A Procuradoria-Geral da República (PGR), sob a liderança de Augusto Aras, contestou, em novembro de 2022, o uso do órgão de combate à desinformação do Tribunal Superior Eleitoral (TSE) para subsidiar o inquérito das fake news conduzido pelo Supremo Tribunal Federal (STF) pelo ministro Alexandre de Moraes.
Em documento sigiloso, revelado em uma nova reportagem da Folha, a PGR classificou essa prática como irregular, afirmando que ela desrespeita o sistema penal vigente. A PGR solicitou a anulação das diligências realizadas e a revogação das medidas baseadas nos relatórios gerados pelo órgão do TSE.
O recurso foi apresentado por Lindôra Araújo (foto acima), ex-vice-procuradora-geral da República e principal colaboradora de Aras, através de um agravo regimental dirigido a Moraes no processo relacionado ao ex-deputado estadual paranaense Homero Marchese. Segundo reportagem do jornal paulista, o caso expõe erros e inconsistências na atuação de Moraes.

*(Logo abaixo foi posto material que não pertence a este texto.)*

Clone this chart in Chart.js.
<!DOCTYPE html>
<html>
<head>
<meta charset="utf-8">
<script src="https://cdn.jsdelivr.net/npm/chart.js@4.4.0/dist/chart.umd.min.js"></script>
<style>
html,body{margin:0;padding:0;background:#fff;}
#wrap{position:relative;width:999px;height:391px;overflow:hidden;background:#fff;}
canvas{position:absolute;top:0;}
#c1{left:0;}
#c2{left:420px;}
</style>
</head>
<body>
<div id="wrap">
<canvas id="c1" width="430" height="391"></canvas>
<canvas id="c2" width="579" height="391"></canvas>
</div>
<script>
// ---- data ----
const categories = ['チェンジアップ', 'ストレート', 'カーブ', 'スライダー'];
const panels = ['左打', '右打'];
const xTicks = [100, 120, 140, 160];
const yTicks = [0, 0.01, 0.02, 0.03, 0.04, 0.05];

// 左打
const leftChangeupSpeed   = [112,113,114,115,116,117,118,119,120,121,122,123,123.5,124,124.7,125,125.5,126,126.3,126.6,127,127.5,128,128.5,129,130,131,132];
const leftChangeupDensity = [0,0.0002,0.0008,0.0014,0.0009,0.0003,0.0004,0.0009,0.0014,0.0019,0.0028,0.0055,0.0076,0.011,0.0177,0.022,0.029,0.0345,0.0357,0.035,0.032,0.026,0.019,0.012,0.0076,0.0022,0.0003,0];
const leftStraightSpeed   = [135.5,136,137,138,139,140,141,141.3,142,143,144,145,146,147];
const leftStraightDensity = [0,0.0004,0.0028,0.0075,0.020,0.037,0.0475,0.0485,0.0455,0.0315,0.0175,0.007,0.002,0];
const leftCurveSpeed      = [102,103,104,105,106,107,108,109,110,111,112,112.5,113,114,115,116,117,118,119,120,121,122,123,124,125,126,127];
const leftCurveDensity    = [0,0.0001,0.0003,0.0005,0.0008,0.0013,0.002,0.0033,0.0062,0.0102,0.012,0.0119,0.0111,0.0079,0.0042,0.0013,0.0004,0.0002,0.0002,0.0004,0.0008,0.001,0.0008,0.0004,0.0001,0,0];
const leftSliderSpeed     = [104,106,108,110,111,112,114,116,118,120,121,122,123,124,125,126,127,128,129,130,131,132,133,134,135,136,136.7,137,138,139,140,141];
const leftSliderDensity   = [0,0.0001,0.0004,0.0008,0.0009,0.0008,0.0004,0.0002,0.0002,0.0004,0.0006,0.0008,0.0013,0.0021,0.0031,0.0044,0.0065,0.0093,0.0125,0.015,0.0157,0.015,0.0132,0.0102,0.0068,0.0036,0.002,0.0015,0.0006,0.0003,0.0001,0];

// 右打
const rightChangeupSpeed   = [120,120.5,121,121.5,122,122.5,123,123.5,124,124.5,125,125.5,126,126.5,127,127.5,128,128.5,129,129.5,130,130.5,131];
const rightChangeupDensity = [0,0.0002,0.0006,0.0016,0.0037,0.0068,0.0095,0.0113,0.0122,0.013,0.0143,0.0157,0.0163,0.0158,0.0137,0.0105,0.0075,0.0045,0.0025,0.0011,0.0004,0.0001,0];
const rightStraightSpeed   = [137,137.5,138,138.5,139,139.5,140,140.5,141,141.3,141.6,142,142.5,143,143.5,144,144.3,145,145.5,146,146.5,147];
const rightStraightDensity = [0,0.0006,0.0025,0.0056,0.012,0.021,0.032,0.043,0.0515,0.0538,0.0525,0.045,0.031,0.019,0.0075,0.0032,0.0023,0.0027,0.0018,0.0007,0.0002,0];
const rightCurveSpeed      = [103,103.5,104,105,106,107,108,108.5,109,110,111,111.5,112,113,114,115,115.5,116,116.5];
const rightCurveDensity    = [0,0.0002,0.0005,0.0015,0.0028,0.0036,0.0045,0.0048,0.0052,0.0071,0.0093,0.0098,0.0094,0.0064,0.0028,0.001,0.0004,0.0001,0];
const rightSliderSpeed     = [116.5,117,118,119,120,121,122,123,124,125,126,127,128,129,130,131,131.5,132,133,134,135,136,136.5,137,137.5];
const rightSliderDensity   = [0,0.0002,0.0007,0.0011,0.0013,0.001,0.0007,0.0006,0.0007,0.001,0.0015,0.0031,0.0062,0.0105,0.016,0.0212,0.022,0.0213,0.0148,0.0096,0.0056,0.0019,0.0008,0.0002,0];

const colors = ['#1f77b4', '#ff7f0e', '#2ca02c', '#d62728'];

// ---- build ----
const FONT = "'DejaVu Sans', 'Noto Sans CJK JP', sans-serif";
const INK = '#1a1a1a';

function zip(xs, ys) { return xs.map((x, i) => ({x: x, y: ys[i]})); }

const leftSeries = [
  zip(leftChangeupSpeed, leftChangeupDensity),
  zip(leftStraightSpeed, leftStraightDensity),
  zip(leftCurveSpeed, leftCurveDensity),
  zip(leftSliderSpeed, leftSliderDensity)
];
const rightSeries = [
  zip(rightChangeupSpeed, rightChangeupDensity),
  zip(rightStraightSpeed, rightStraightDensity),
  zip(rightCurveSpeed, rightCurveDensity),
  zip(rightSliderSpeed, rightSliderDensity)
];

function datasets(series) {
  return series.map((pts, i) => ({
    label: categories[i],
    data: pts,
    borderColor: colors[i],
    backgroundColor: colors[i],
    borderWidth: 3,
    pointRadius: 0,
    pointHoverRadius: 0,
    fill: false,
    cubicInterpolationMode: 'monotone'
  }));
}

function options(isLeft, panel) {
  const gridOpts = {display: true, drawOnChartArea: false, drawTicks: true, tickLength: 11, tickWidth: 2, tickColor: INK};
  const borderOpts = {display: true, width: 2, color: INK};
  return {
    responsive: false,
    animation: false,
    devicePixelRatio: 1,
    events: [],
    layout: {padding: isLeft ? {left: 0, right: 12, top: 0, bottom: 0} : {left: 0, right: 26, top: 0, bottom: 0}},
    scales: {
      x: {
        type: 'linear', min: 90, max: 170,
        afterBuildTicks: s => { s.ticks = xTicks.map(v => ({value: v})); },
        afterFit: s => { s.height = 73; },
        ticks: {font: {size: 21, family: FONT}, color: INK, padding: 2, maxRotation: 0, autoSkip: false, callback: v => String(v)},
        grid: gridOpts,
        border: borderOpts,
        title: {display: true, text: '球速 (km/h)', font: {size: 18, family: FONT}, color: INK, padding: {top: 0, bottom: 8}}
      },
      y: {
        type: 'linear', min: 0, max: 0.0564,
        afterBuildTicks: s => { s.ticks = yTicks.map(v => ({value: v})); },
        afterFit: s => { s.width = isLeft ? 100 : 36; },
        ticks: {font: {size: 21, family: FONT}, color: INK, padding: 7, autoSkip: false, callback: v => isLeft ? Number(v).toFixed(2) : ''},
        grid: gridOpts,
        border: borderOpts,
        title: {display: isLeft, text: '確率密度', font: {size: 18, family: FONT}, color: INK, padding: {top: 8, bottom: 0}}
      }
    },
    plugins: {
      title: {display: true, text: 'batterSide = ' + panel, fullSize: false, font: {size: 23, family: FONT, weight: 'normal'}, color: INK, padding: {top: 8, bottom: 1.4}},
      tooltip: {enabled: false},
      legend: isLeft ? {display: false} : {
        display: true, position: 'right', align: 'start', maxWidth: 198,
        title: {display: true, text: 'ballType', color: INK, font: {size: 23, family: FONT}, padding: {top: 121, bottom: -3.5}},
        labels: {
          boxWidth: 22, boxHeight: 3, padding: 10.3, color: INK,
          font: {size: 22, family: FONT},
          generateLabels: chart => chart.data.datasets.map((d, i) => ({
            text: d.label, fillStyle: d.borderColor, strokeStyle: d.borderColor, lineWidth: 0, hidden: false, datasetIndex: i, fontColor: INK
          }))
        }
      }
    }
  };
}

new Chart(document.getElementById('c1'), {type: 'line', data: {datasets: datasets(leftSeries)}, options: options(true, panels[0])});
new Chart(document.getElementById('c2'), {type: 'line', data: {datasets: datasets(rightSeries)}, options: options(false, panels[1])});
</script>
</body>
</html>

Contudo, Paulo Gonet, que sucedeu Aras no comando da PGR, defendeu as ações de Moraes. Em manifestação no plenário do Supremo, Gonet afirmou que “sempre que cabia a intervenção da Procuradoria nos processos, houve oportunidade para o Ministério Público atuar”. Ele também destacou “a coragem, diligência, assertividade e retidão” do ministro na condução do processo.
No recurso, a PGR ressaltou ainda que não tinha conhecimento sobre a origem dos pedidos de produção dos relatórios nem da fonte do conteúdo recebido por Eduardo Tagliaferro, então chefe da AEED e responsável por assinar os documentos.

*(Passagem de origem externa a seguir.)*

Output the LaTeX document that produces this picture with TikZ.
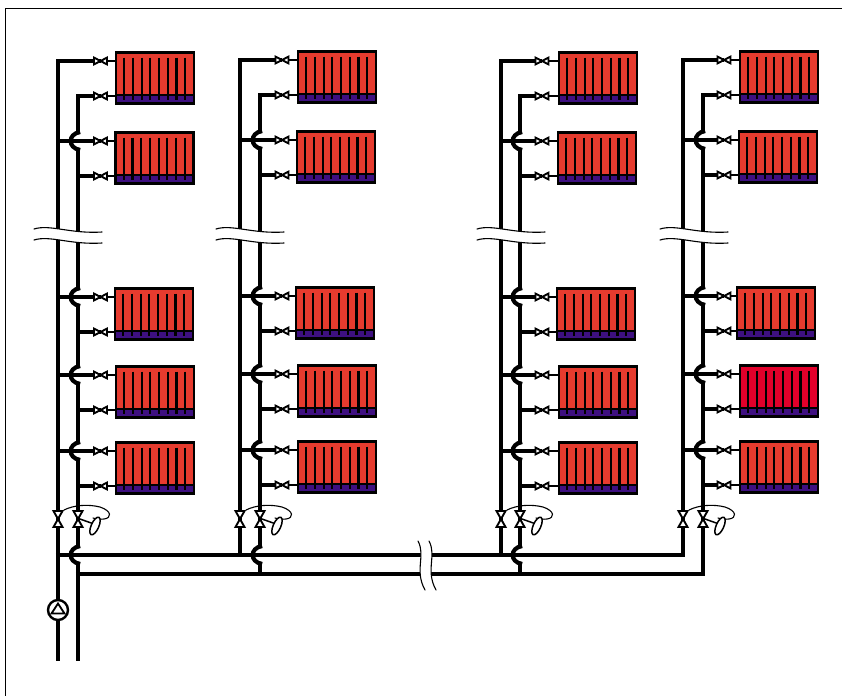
\documentclass[tikz,border=0pt]{standalone}
\definecolor{radred}{HTML}{E63B2E}
\definecolor{hotred}{HTML}{E2002A}
\definecolor{radblue}{HTML}{3E1080}
\tikzset{
  pipe/.style={line width=4.2pt,line cap=butt,line join=miter},
  stub/.style={line width=2.4pt},
  thinline/.style={line width=1.1pt,line cap=round},
  valvepart/.style={draw=black,fill=white,line width=1.9pt,line join=miter},
  radbody/.style={draw=black,line width=2.8pt,inner sep=0pt,outer sep=0pt,minimum width=78pt,minimum height=50.4pt},
  fin/.style={line width=2.1pt},
}
% horizontal valve: centre x, y
\newcommand{\valveH}[2]{%
  \draw[valvepart] (#1,#2) -- (#1-6.5,#2-3.4) -- (#1-6.5,#2+3.4) -- cycle;
  \draw[valvepart] (#1,#2) -- (#1+6.5,#2-3.4) -- (#1+6.5,#2+3.4) -- cycle;
}
\newcommand{\valveV}[2]{%
  \draw[valvepart] (#1,#2) -- (#1-4.5,#2-8) -- (#1+4.5,#2-8) -- cycle;
  \draw[valvepart] (#1,#2) -- (#1-4.5,#2+8) -- (#1+4.5,#2+8) -- cycle;
}
% radiator: name, left x, top y, colour
\newcommand{\radiator}[4]{%
  \node[radbody,fill=#4,anchor=north west] (#1) at (#2+0.9,#3+0.7) {};
  \fill[radblue] (#2+1,#3+43) rectangle (#2+79,#3+51);
  \foreach \k in {0,...,7}{\draw[fin] (#2+9.3+8.7*\k,#3+5.5) -- (#2+9.3+8.7*\k,#3+48);}
  \draw[black,line width=2.8pt] (#1.north west) rectangle (#1.south east);
  \draw[black,line width=1.2pt] (#1.west |- 0,#3+43) -- (#1.east |- 0,#3+43);
}
\newcommand{\gap}[2]{\draw[white,line width=5.5pt] (#1,#2-7) -- (#1,#2+7);}
% crossing hop on the return pipe at (x,y)
\newcommand{\hop}[2]{%
  \draw[pipe] (#1+2.1,#2-9) .. controls (#1-10.5,#2-7) and (#1-10.5,#2+7) .. (#1+2.1,#2+9);
}
% break marks across a riser
\newcommand{\breakmark}[2]{%
  \fill[white] (#1-24,#2-2) .. controls (#1-8,#2-7) and (#1+12,#2+3) .. (#1+44,#2+1)
     -- (#1+44,#2+12) .. controls (#1+12,#2+14) and (#1-8,#2+4) .. (#1-24,#2+9) -- cycle;
  \draw[thinline] (#1-24,#2-2) .. controls (#1-8,#2-7) and (#1+12,#2+3) .. (#1+44,#2+1);
  \draw[thinline] (#1-24,#2+9) .. controls (#1-8,#2+4) and (#1+12,#2+14) .. (#1+44,#2+12);
}
% regulator valves with capillary and handwheel: left, right pipe x
\newcommand{\regulator}[2]{%
  \valveV{#1}{519}\valveV{#2}{519}
  \draw[thinline] (#1+6,510) .. controls (#1+16,505) and (#1+30,504) .. (#1+42,507)
     .. controls (#1+54,511) and (#1+54,518) .. (#1+46,519) .. controls (#1+42,519.5) and (#1+38,519) .. (#1+35,518);
  \draw[line width=1.5pt] (#2+2,519) -- (#2+16,524);
  \draw[draw=black,fill=white,line width=1.5pt] (#2+17,526) ellipse[x radius=3.8,y radius=9.5,rotate=-24];
}
% one riser pair: left pipe, right pipe, valve x, y offset, bottom y
\newcommand{\riser}[5]{%
  \draw[pipe] (#1,#5) -- (#1,60+#4) -- (#3,60+#4);
  \draw[pipe] (#2,#5+19) -- (#2,95+#4) -- (#3,95+#4);
  \foreach \s/\r in {140/175,296/331,374/409,450/485}{
    \gap{#2}{\s+#4}
    \draw[pipe] (#1,\s+#4) -- (#3,\s+#4);
    \hop{#2}{\s+#4}
    \draw[pipe] (#2,\r+#4) -- (#3,\r+#4);
  }
  \foreach \s in {60,95,140,175,296,331,374,409,450,485}{
    \draw[stub] (#3,\s+#4) -- (#3+20,\s+#4);
    \valveH{#3}{\s+#4}
  }
}
\begin{document}
\begin{tikzpicture}[x=1pt,y=-1pt]
\useasboundingbox (0,0) rectangle (842,696);
\fill[white] (0,0) rectangle (842,696);
\draw[line width=0.9pt] (842,8.5) -- (5.5,8.5) -- (5.5,696);
% risers
\riser{58}{78}{100.5}{1}{555}
\riser{240}{260}{282}{0}{555}
\riser{501}{520}{542}{1}{555}
\riser{683}{703}{724}{0}{555}
% supply and return below the first riser
\draw[pipe] (58,555) -- (58,661);
\draw[pipe] (78,574) -- (78,661);
% gaps and mains
\gap{78}{555}\gap{260}{555}\gap{520}{555}
\draw[pipe] (55.9,555) -- (685.1,555);
\draw[pipe] (75.9,574) -- (705.1,574);
% hops at the main
\hop{78}{555}
\hop{260}{555}
\hop{520}{555}
% break marks
\breakmark{58}{231}
\breakmark{240}{231}
\breakmark{501}{231}
\breakmark{684}{231}
% break in the mains
\fill[white] (418,541) .. controls (426,556) and (414,570) .. (425,590) -- (436,590) .. controls (425,570) and (437,556) .. (429,541) -- cycle;
\draw[thinline] (418,541) .. controls (426,556) and (414,570) .. (425,590);
\draw[thinline] (429,541) .. controls (437,556) and (425,570) .. (436,590);
% regulators
\regulator{58}{78}
\regulator{240}{260}
\regulator{501}{520}
\regulator{683}{703}
% pump
\node[circle,draw=black,fill=white,line width=2.4pt,minimum size=20pt,inner sep=0pt,outer sep=0pt] (pump) at (58,610) {};
\draw[black,fill=white,line width=1.8pt,line join=miter] (58,603.5) -- (64.5,613.5) -- (51.5,613.5) -- cycle;
% radiators
\radiator{ra}{115}{52}{radred}
\radiator{rb}{114.5}{132}{radred}
\radiator{rc}{114}{288}{radred}
\radiator{rd}{115}{366}{radred}
\radiator{re}{115}{442}{radred}
\radiator{sa}{297}{51}{radred}
\radiator{sb}{296}{131}{radred}
\radiator{sc}{295}{287}{radred}
\radiator{sd}{297}{365}{radred}
\radiator{se}{297}{441}{radred}
\radiator{ta}{558}{52}{radred}
\radiator{tb}{557}{132}{radred}
\radiator{tc}{556}{288}{radred}
\radiator{td}{558}{366}{radred}
\radiator{te}{558}{442}{radred}
\radiator{ua}{739}{51}{radred}
\radiator{ub}{738}{131}{radred}
\radiator{uc}{736}{287}{radred}
\radiator{ud}{739}{365}{hotred}
\radiator{ue}{739}{441}{radred}
\end{tikzpicture}
\end{document}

Lindôra argumentou que, nessa situação, a AEED estava atuando como uma entidade investigativa, sem a necessária participação do Ministério Público, o que seria uma afronta ao sistema penal. A PGR destacou que, mesmo no contexto do inquérito das fake news, é exigido o acompanhamento do Ministério Público.

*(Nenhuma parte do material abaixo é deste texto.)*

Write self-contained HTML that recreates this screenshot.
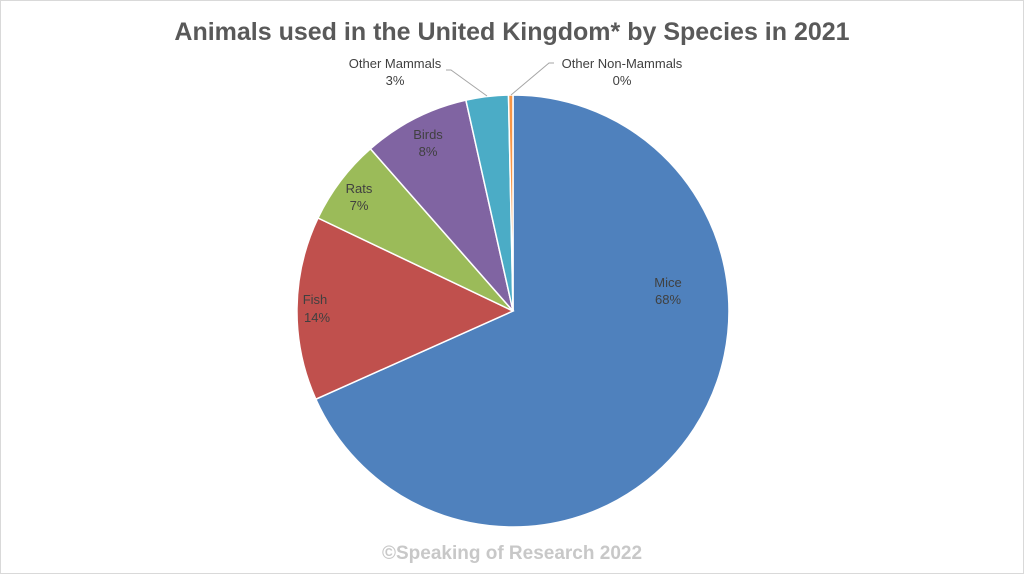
<!DOCTYPE html>
<html><head><meta charset="utf-8"><style>
html,body{margin:0;padding:0;background:#fff;}
svg{display:block;}
text{font-family:"Liberation Sans",sans-serif;}
</style></head><body>
<svg width="1024" height="574" viewBox="0 0 1024 574">
<rect x="0.5" y="0.5" width="1023" height="573" fill="#fff" stroke="#d9d9d9"/>
<text x="512" y="40" text-anchor="middle" font-size="25" font-weight="bold" fill="#595959">Animals used in the United Kingdom* by Species in 2021</text>
<g stroke="#fff" stroke-width="1.5">
<path d="M513,311 L513,95 A216,216 0 1 1 315.8,399.2 Z" fill="#4f81bd"/>
<path d="M513,311 L315.8,399.2 A216,216 0 0 1 318,218 Z" fill="#c0504d"/>
<path d="M513,311 L318,218 A216,216 0 0 1 370.4,148.8 Z" fill="#9bbb59"/>
<path d="M513,311 L370.4,148.8 A216,216 0 0 1 465.9,100.2 Z" fill="#8064a2"/>
<path d="M513,311 L465.9,100.2 A216,216 0 0 1 508.5,95 Z" fill="#4bacc6"/>
<path d="M513,311 L508.5,95 A216,216 0 0 1 513,95 Z" fill="#f79646"/>
</g>
<g stroke="#a6a6a6" fill="none" stroke-width="1">
<polyline points="446,70 451,70 487,96"/>
<polyline points="554,63 549,63 511,95"/>
</g>
<g font-size="13" fill="#404040" text-anchor="middle">
<text x="395" y="68">Other Mammals</text><text x="395" y="85">3%</text>
<text x="622" y="68">Other Non-Mammals</text><text x="622" y="85">0%</text>
<text x="428" y="139">Birds</text><text x="428" y="156">8%</text>
<text x="359" y="193">Rats</text><text x="359" y="210">7%</text>
<text x="315" y="304">Fish</text><text x="317" y="322">14%</text>
<text x="668" y="287">Mice</text><text x="668" y="304">68%</text>
</g>
<text x="512" y="559" text-anchor="middle" font-size="19" font-weight="bold" fill="#c8c8c8">©Speaking of Research 2022</text>
</svg>
</body></html>
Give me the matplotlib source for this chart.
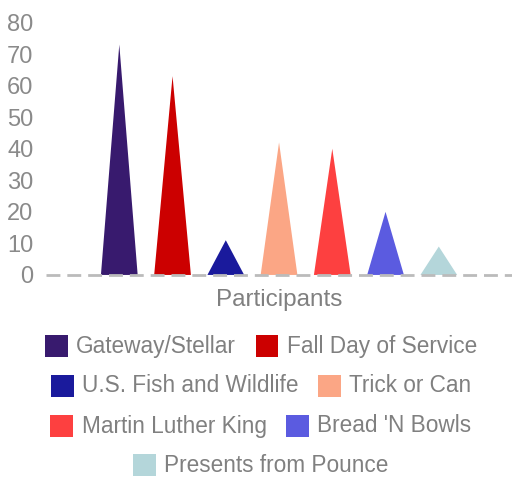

“Na prática, a Assessoria Especial de Enfrentamento à Desinformação do TSE, que eventualmente pode estar recebendo informações do recém-criado núcleo de Inteligência do Gabinete do Presidente do TSE, tem exercido função investigativa a subsidiar inquéritos em curso no STF, o que afronta o modelo constitucional acusatório do processo penal”, apontou a PGR em um trecho do agravo.
Além disso, a PGR enfatizou que a estrutura da Justiça Eleitoral estava atuando em áreas fora de sua competência no combate à desinformação no processo eleitoral, monitorando redes sociais de pessoas que convocaram manifestações contra a viagem de ministros do STF aos Estados Unidos para participar de um evento privado em Nova York.
“Não se pode admitir que órgão do Poder Judiciário Eleitoral, a pretexto de combate à desinformação, materialize diligências investigativas, com o objetivo de coletar elementos sobre a autoria e materialidade delitiva criminal a serem compartilhados com o STF”, declarou a PGR.
Lindôra também destacou que a AEED estava “analisando aplicativos de mensagens (Telegram), extraindo conteúdo de publicações, realizando diligências para identificação de autoria e produzindo relatórios que eram remetidos a inquéritos em curso no Supremo”.
No caso específico de Homero Marchese, a PGR ainda afirmou que não havia relação direta com os fatos sob a jurisdição da Justiça Eleitoral, já que se tratavam de manifestações organizadas em resposta à participação de ministros em evento em Nova York.
Para pedir a anulação da decisão de Moraes contra o ex-deputado, Lindôra Araújo alegou que as medidas cautelares, como o bloqueio de contas sem a solicitação do Ministério Público ou da autoridade policial, violam “o sistema acusatório e os princípios correlatos, como os da imparcialidade, da inércia e da isonomia, assegurados pela ordem constitucional”.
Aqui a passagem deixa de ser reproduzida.